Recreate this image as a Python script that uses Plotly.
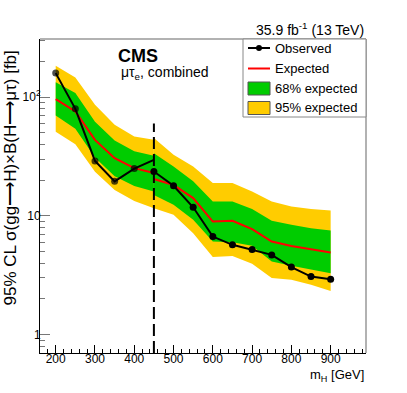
import math
import plotly.graph_objects as go

# ---------------- data ----------------
mass_low = [200, 250, 300, 350, 400, 450]
obs_low = [159, 79.6, 29.0, 19.5, 25.0, 29.6]
exp_low = [96, 75.6, 43.6, 30.6, 25.2, 22.9]
g_hi_low = [133, 108, 62, 43, 35, 32]
g_lo_low = [70, 54, 31, 21.5, 17.8, 16.0]
y_hi_low = [183, 146, 86, 58.5, 46.5, 43.6]
y_lo_low = [51, 40, 23.5, 16.5, 13.3, 11.6]

mass_high = [450, 500, 550, 600, 650, 700, 750, 800, 850, 900]
obs_high = [23.6, 17.9, 11.8, 6.69, 5.70, 5.2, 4.69, 3.70, 3.08, 2.93]
exp_high = [20.4, 18.2, 14.1, 8.95, 9.08, 7.73, 6.07, 5.58, 5.24, 4.91]
g_hi_high = [33.7, 26.0, 19.5, 13.2, 13.2, 11.4, 9.1, 8.4, 7.87, 7.52]
g_lo_high = [15.0, 12.4, 9.25, 6.07, 6.0, 5.6, 4.12, 3.8, 3.51, 3.29]
y_hi_high = [45.2, 32.7, 26.0, 18.9, 18.9, 16.0, 13.2, 12.0, 11.4, 11.1]
y_lo_high = [11.6, 10.2, 7.14, 4.49, 4.6, 3.94, 2.99, 2.89, 2.63, 2.33]

split_mass = 450
split_line_y = [0.7, 60]

x_ticks = [200, 300, 400, 500, 600, 700, 800, 900]
x_minor = [v for v in range(160, 1000, 20) if v % 100 != 0]
y_ticks = [1, 10, 100]
y_ticktext = ["1", "10", "10<sup>2</sup>"]
y_minor = [0.8, 0.9, 2, 3, 4, 5, 6, 7, 8, 9, 20, 30, 40, 50, 60, 70, 80, 90, 200, 300]

legend_labels = ["Observed", "Expected", "68% expected", "95% expected"]

GREEN = "#00cc00"
YELLOW = "#ffcc00"
RED = "#ff0000"
FONT = "Liberation Sans, Arial, sans-serif"

W, H = 407, 393
ML, MR, MT, MB = 40, 41, 39, 40
PW, PH = W - ML - MR, H - MT - MB


def px_x(p):
    return (p - ML) / PW


def px_y(p):
    return (H - MB - p) / PH


fig = go.Figure()


def band(m, hi, lo, color):
    fig.add_trace(go.Scatter(
        x=list(m) + list(m)[::-1], y=list(hi) + list(lo)[::-1],
        fill="toself", fillcolor=color, line=dict(width=0), mode="lines",
        hoverinfo="skip", showlegend=False))


for m, hi, lo in [(mass_low, y_hi_low, y_lo_low), (mass_high, y_hi_high, y_lo_high)]:
    band(m, hi, lo, YELLOW)
for m, hi, lo in [(mass_low, g_hi_low, g_lo_low), (mass_high, g_hi_high, g_lo_high)]:
    band(m, hi, lo, GREEN)

for m, e in [(mass_low, exp_low), (mass_high, exp_high)]:
    fig.add_trace(go.Scatter(x=m, y=e, mode="lines", line=dict(color=RED, width=2),
                             showlegend=False))

obs_sizes_low = [7] * (len(mass_low) - 1) + [0]
fig.add_trace(go.Scatter(x=mass_low, y=obs_low, mode="lines+markers",
                         line=dict(color="black", width=2),
                         marker=dict(color="black", size=obs_sizes_low, line=dict(width=0)),
                         showlegend=False))
fig.add_trace(go.Scatter(x=mass_high, y=obs_high, mode="lines+markers",
                         line=dict(color="black", width=2),
                         marker=dict(color="black", size=7, line=dict(width=0)),
                         showlegend=False))

fig.add_trace(go.Scatter(x=[split_mass, split_mass], y=split_line_y, mode="lines",
                         line=dict(color="black", width=2, dash="12px,5px"),
                         showlegend=False))

fig.update_layout(
    width=W, height=H,
    margin=dict(l=ML, r=MR, t=MT, b=MB, autoexpand=False),
    paper_bgcolor="white", plot_bgcolor="white",
    font=dict(family=FONT, color="black", size=13),
    showlegend=False,
    xaxis=dict(range=[160, 990], tickvals=x_ticks, ticks="inside", ticklen=8,
               tickcolor="black", showline=True, linecolor="black", linewidth=1,
               showgrid=False, zeroline=False, tickfont=dict(size=12),
               ticklabelstandoff=-5, automargin=False,
               minor=dict(tickvals=x_minor, ticks="inside", ticklen=4, tickcolor="black")),
    yaxis=dict(type="log", range=[math.log10(0.7), math.log10(308)],
               tickvals=y_ticks, ticktext=y_ticktext, ticks="inside", ticklen=10,
               tickcolor="#777", showline=True, linecolor="black", linewidth=1,
               showgrid=False, zeroline=False, tickfont=dict(size=12),
               ticklabelstandoff=-4, automargin=False,
               minor=dict(tickvals=y_minor, ticks="inside", ticklen=5, tickcolor="#777")),
)

# top / right frame in grey
fig.add_shape(type="line", xref="paper", yref="paper", x0=0, x1=1, y0=1, y1=1,
              line=dict(color="#999", width=1.5))
fig.add_shape(type="line", xref="paper", yref="paper", x0=1, x1=1, y0=0, y1=1,
              line=dict(color="#999", width=1.5))

# ---- legend (drawn by hand to match layout) ----
fig.add_shape(type="rect", xref="paper", yref="paper", x0=px_x(243), x1=1,
              y0=px_y(117), y1=1, fillcolor="white", layer="above",
              line=dict(color="#888", width=1))
rows = [48, 68.5, 88.5, 108]
sx0, sx1 = 248, 270
# Observed
fig.add_shape(type="line", xref="paper", yref="paper", x0=px_x(sx0), x1=px_x(sx1),
              y0=px_y(rows[0]), y1=px_y(rows[0]), layer="above",
              line=dict(color="black", width=2))
fig.add_shape(type="circle", xref="paper", yref="paper", x0=px_x(256), x1=px_x(262),
              y0=px_y(rows[0] + 3), y1=px_y(rows[0] - 3), layer="above",
              fillcolor="black", line=dict(width=0))
# Expected
fig.add_shape(type="line", xref="paper", yref="paper", x0=px_x(sx0), x1=px_x(sx1),
              y0=px_y(rows[1]), y1=px_y(rows[1]), layer="above",
              line=dict(color=RED, width=2))
# bands
for r, col in [(rows[2], GREEN), (rows[3], YELLOW)]:
    fig.add_shape(type="rect", xref="paper", yref="paper", x0=px_x(sx0), x1=px_x(sx1),
                  y0=px_y(r + 6.5), y1=px_y(r - 6.5), layer="above",
                  fillcolor=col, line=dict(color="#555", width=1))
for r, lab in zip(rows, legend_labels):
    fig.add_annotation(text=lab, xref="paper", yref="paper", x=px_x(273), y=px_y(r),
                       xanchor="left", yanchor="middle", showarrow=False,
                       font=dict(size=13))

fig.add_annotation(text="<b>CMS</b>", xref="paper", yref="paper", x=px_x(116), y=px_y(56),
                   xanchor="left", yanchor="middle", showarrow=False, font=dict(size=18))
fig.add_annotation(text="μτ<sub>e</sub>, combined", xref="paper", yref="paper",
                   x=px_x(119), y=px_y(73), xanchor="left", yanchor="middle", showarrow=False,
                   font=dict(size=14))
fig.add_annotation(text="35.9 fb<sup>-1</sup> (13 TeV)", xref="paper", yref="paper",
                   x=1, y=px_y(29), xanchor="right", yanchor="middle", showarrow=False,
                   font=dict(size=14))
fig.add_annotation(text="m<sub>H</sub> [GeV]", xref="paper", yref="paper",
                   x=1, y=px_y(375), xanchor="right", yanchor="middle", showarrow=False,
                   font=dict(size=13))
fig.add_annotation(text="95% CL σ(gg⟶H)×B(H⟶μτ) [fb]", xref="paper", yref="paper",
                   x=px_x(10), y=px_y(49), xanchor="center", yanchor="top", textangle=-90,
                   showarrow=False, font=dict(size=17))

fig.write_html("out.html", config={"displayModeBar": False, "staticPlot": True},
               post_script="document.body.style.margin='0px';document.body.style.overflow='hidden';")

TASK GOAL - Begin at the top of the material above and output each line exactly, stopping after the line that holds "y_lo_low = [51, 40, 23.5, 16.5, 13.3, 11.6]". Leave out pictures.

WRITTEN ANSWER -
Recreate this image as a Python script that uses Plotly.
import math
import plotly.graph_objects as go

# ---------------- data ----------------
mass_low = [200, 250, 300, 350, 400, 450]
obs_low = [159, 79.6, 29.0, 19.5, 25.0, 29.6]
exp_low = [96, 75.6, 43.6, 30.6, 25.2, 22.9]
g_hi_low = [133, 108, 62, 43, 35, 32]
g_lo_low = [70, 54, 31, 21.5, 17.8, 16.0]
y_hi_low = [183, 146, 86, 58.5, 46.5, 43.6]
y_lo_low = [51, 40, 23.5, 16.5, 13.3, 11.6]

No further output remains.